I see. Didn’t look at the forward pass.

The issue lies not in the training itself. It appears that even when using the pretrained model weights with Convstem for a straightforward inference without training, the accuracy drops significantly from 45% to 2% on the test dataset.

That’s to be expected. If you insert a new layer on any model for additional finetuning, it’s going to initially have very poor results(except under very specific circumstances).

Here is a finetuning tutorial: TorchVision Object Detection Finetuning Tutorial — PyTorch Tutorials 2.2.0+cu121 documentation

You can seen the initial loss starts out high, but quickly drops.

Sure, but this goes against what a “Vision Transformer for Contrastive Clustering” suggested about improving accuracy.
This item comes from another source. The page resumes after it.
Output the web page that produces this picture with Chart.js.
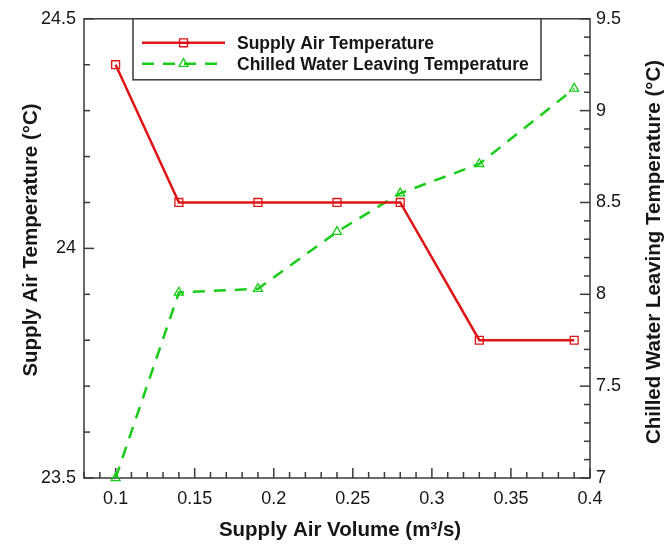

I did not expect this huge drop.

Your original post stated:

  1. Pretrained ViT;
  2. Newly initialized ConvStem;
  3. After some epochs accuracy drops from 45% to 2%.

After looking at your code, we determined you were retraining the entire model and not just the ConvStem.

A significant drop in accuracy is to be expected in that case. This is because you’re starting with a high learning rate and new optimizer which are also being applied to the ViT pretrained weights. It’s the equivalent of taking a boulder and dropping it on an ice sculpture.

For instance, if you had model weights which you planned to continue training on, ideally you saved the optimizer so you have both the decayed learning rate and the parameter-wise optimizer values. Thus you aren’t starting from scratch. But, in case you didn’t have the optimizer saved, you could start with a very low learning rate and incrementally increase it once the parameter-wise optimizer values adjust to your data and weights. But if you start with a new optimizer and high learning rate, it is basically very disruptive on the weights initially. Which is why I suggest freezing the pretrained weights and just training the ConvStem.